§ SOURCE MATERIAL:
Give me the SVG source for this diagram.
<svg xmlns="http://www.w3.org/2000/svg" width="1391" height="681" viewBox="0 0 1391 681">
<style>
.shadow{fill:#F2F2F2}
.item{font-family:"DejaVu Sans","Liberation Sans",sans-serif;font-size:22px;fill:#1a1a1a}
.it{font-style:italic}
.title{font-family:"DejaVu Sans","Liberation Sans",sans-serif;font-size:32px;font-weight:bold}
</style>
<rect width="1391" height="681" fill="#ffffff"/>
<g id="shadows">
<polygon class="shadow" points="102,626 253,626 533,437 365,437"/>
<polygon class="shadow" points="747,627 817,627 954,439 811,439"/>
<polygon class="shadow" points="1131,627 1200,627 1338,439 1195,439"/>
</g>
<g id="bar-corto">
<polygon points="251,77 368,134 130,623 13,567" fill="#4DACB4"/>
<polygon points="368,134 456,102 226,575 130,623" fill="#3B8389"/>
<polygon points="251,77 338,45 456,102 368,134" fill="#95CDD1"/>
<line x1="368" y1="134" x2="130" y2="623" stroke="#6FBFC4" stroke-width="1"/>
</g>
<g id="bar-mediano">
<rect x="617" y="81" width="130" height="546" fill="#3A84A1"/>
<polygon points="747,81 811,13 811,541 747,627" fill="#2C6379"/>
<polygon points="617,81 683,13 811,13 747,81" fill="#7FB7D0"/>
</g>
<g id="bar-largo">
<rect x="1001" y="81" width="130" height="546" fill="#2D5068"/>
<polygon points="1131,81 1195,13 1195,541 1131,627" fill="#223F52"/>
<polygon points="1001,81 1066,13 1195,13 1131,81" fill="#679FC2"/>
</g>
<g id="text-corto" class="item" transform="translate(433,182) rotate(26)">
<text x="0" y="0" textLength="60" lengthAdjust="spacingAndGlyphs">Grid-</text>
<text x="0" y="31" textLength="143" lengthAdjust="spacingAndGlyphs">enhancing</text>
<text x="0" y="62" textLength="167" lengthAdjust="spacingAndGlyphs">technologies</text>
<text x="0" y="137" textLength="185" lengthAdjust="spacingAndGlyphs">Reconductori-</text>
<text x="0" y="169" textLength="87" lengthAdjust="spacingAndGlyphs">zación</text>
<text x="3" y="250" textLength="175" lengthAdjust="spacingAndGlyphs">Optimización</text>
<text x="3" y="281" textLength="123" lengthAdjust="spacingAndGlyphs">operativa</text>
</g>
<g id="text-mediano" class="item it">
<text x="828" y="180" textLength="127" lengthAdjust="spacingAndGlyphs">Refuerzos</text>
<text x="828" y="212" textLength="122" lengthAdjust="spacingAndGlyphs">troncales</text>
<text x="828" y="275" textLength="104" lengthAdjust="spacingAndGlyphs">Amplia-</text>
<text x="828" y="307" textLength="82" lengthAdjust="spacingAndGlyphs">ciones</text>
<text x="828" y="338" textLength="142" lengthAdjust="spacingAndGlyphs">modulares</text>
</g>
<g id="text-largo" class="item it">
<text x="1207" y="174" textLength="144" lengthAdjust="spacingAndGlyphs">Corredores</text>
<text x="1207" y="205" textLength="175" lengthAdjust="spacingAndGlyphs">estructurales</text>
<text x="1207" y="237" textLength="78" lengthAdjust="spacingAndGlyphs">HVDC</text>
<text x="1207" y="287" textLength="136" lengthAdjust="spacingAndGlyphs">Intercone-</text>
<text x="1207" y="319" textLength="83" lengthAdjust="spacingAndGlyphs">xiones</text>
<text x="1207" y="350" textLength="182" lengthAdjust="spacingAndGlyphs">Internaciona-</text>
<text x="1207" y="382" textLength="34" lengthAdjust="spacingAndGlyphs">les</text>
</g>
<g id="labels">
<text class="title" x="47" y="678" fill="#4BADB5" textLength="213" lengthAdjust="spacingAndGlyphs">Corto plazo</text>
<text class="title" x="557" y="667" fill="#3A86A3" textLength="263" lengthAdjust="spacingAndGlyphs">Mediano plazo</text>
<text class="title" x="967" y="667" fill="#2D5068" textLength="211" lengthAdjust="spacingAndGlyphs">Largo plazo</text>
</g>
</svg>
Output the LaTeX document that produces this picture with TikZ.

§ PROBLEM TO SOLVE: Extract the complete listing verbatim.

§ WRITTEN SOLUTION:
Give me the SVG source for this diagram.
<svg xmlns="http://www.w3.org/2000/svg" width="1391" height="681" viewBox="0 0 1391 681">
<style>
.shadow{fill:#F2F2F2}
.item{font-family:"DejaVu Sans","Liberation Sans",sans-serif;font-size:22px;fill:#1a1a1a}
.it{font-style:italic}
.title{font-family:"DejaVu Sans","Liberation Sans",sans-serif;font-size:32px;font-weight:bold}
</style>
<rect width="1391" height="681" fill="#ffffff"/>
<g id="shadows">
<polygon class="shadow" points="102,626 253,626 533,437 365,437"/>
<polygon class="shadow" points="747,627 817,627 954,439 811,439"/>
<polygon class="shadow" points="1131,627 1200,627 1338,439 1195,439"/>
</g>
<g id="bar-corto">
<polygon points="251,77 368,134 130,623 13,567" fill="#4DACB4"/>
<polygon points="368,134 456,102 226,575 130,623" fill="#3B8389"/>
<polygon points="251,77 338,45 456,102 368,134" fill="#95CDD1"/>
<line x1="368" y1="134" x2="130" y2="623" stroke="#6FBFC4" stroke-width="1"/>
</g>
<g id="bar-mediano">
<rect x="617" y="81" width="130" height="546" fill="#3A84A1"/>
<polygon points="747,81 811,13 811,541 747,627" fill="#2C6379"/>
<polygon points="617,81 683,13 811,13 747,81" fill="#7FB7D0"/>
</g>
<g id="bar-largo">
<rect x="1001" y="81" width="130" height="546" fill="#2D5068"/>
<polygon points="1131,81 1195,13 1195,541 1131,627" fill="#223F52"/>
<polygon points="1001,81 1066,13 1195,13 1131,81" fill="#679FC2"/>
</g>
<g id="text-corto" class="item" transform="translate(433,182) rotate(26)">
<text x="0" y="0" textLength="60" lengthAdjust="spacingAndGlyphs">Grid-</text>
<text x="0" y="31" textLength="143" lengthAdjust="spacingAndGlyphs">enhancing</text>
<text x="0" y="62" textLength="167" lengthAdjust="spacingAndGlyphs">technologies</text>
<text x="0" y="137" textLength="185" lengthAdjust="spacingAndGlyphs">Reconductori-</text>
<text x="0" y="169" textLength="87" lengthAdjust="spacingAndGlyphs">zación</text>
<text x="3" y="250" textLength="175" lengthAdjust="spacingAndGlyphs">Optimización</text>
<text x="3" y="281" textLength="123" lengthAdjust="spacingAndGlyphs">operativa</text>
</g>
<g id="text-mediano" class="item it">
<text x="828" y="180" textLength="127" lengthAdjust="spacingAndGlyphs">Refuerzos</text>
<text x="828" y="212" textLength="122" lengthAdjust="spacingAndGlyphs">troncales</text>
<text x="828" y="275" textLength="104" lengthAdjust="spacingAndGlyphs">Amplia-</text>
<text x="828" y="307" textLength="82" lengthAdjust="spacingAndGlyphs">ciones</text>
<text x="828" y="338" textLength="142" lengthAdjust="spacingAndGlyphs">modulares</text>
</g>
<g id="text-largo" class="item it">
<text x="1207" y="174" textLength="144" lengthAdjust="spacingAndGlyphs">Corredores</text>
<text x="1207" y="205" textLength="175" lengthAdjust="spacingAndGlyphs">estructurales</text>
<text x="1207" y="237" textLength="78" lengthAdjust="spacingAndGlyphs">HVDC</text>
<text x="1207" y="287" textLength="136" lengthAdjust="spacingAndGlyphs">Intercone-</text>
<text x="1207" y="319" textLength="83" lengthAdjust="spacingAndGlyphs">xiones</text>
<text x="1207" y="350" textLength="182" lengthAdjust="spacingAndGlyphs">Internaciona-</text>
<text x="1207" y="382" textLength="34" lengthAdjust="spacingAndGlyphs">les</text>
</g>
<g id="labels">
<text class="title" x="47" y="678" fill="#4BADB5" textLength="213" lengthAdjust="spacingAndGlyphs">Corto plazo</text>
<text class="title" x="557" y="667" fill="#3A86A3" textLength="263" lengthAdjust="spacingAndGlyphs">Mediano plazo</text>
<text class="title" x="967" y="667" fill="#2D5068" textLength="211" lengthAdjust="spacingAndGlyphs">Largo plazo</text>
</g>
</svg>
Output the LaTeX document that produces this picture with TikZ.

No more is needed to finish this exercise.